I have decided to build a Birkin S3 170i. So now the decision has been made I just need to get it ordered and get it built.
Well at least that was the plan until Tradelink International advertised their current demonstrator for sale. Having driven this car before I knew its performance, it had loads of extras and the price was right. So I won`t be building it myself after all!
So we bought Birkin`s demonstrator car reg no. V474 VBD. We owned and drove this car for almost three years during which time we completed two se7ens.net tours, one in Scotland the other in Ireland. We also made a few minor alterations to the car, fitting harnesses and a fire extinguisher, but mostly we just enjoyed driving it. At first I found the performance a bit daunting, this was the first rear wheel drive car I had owned and the 160bhp combined with the lightweight chassis certainly made it the fastest car I had ever owned. However after a couple of years driving and some track time under my belt I had become used to the car and the inevitable upgraditis had set in.
I started to think about what upgrades I could make. The main problems with the car were grip and stopping power. I knew if I could improve those I could get my lap times down. Grip was easy, a set of Yokohama A032R tyres would sort that out. I was also loosing time on track from not being able to get the power down exiting corners, to sort this out a Quaife ATB LSD was required. The standard brakes on the Birkin work well enough but they don`t have much feel. Birkin had introduced a four pot caliper for the front which could be fitted to my car to improve braking feel. However I now craved more power and had spoken to Dave Andrews at DVA Power about a cam upgrade and some headwork on the zetec to take me up to 200bhp.
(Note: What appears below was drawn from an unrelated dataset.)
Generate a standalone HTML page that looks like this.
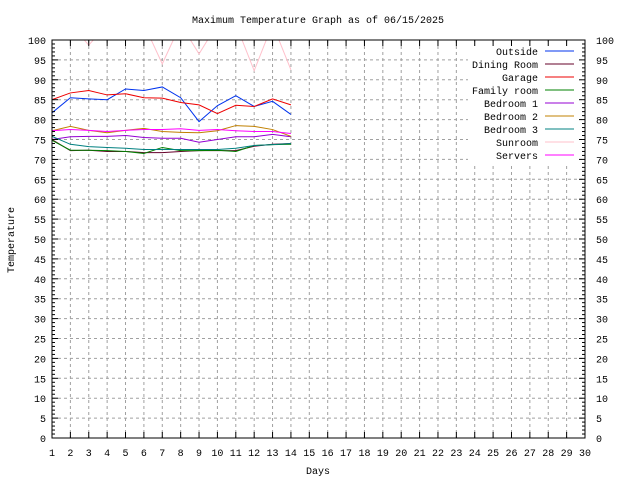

It was with all this in mind that I set off to the Autosport Show in 2003, hopefully to come back knowing where I was going. I had also considered trading my car in for a new Birkin kit as it would already have the new brakes along with other upgraded items like seats, electrics etc. So off I went to the Birkin stand at the show and what I saw was to change my plans completely. On the stand they had a new Birkin S3 with independant rear suspension, powered by a Ford duratec pumping out 190bhp in standard tune. It was also fitted with a beautifully made roll cage by Safety Devices. I knew there and then that this was what I wanted. Of course this car was only a prototype and the duratec was in its early stages as a performance engine so this wouldn`t happen overnight.
I needed to keep my old car until May 2003 as I was touring Ireland in it. After that it went on sale and was eventually sold in November 2003 to the Birkin dealer in Italy and then on to one of his customers. I could now place my order for the new car. This new website picks up the story of the new car......
...........or at least it should have. After numerous delays with Birkin I eventually decided that I could not wait for the new IRS car particularly as we were now booked to go on the USA2005 tour. So in a last minute change of plan we ordered a Caterham starter kit to which we could fit the duratec engine which was already bought and being developed.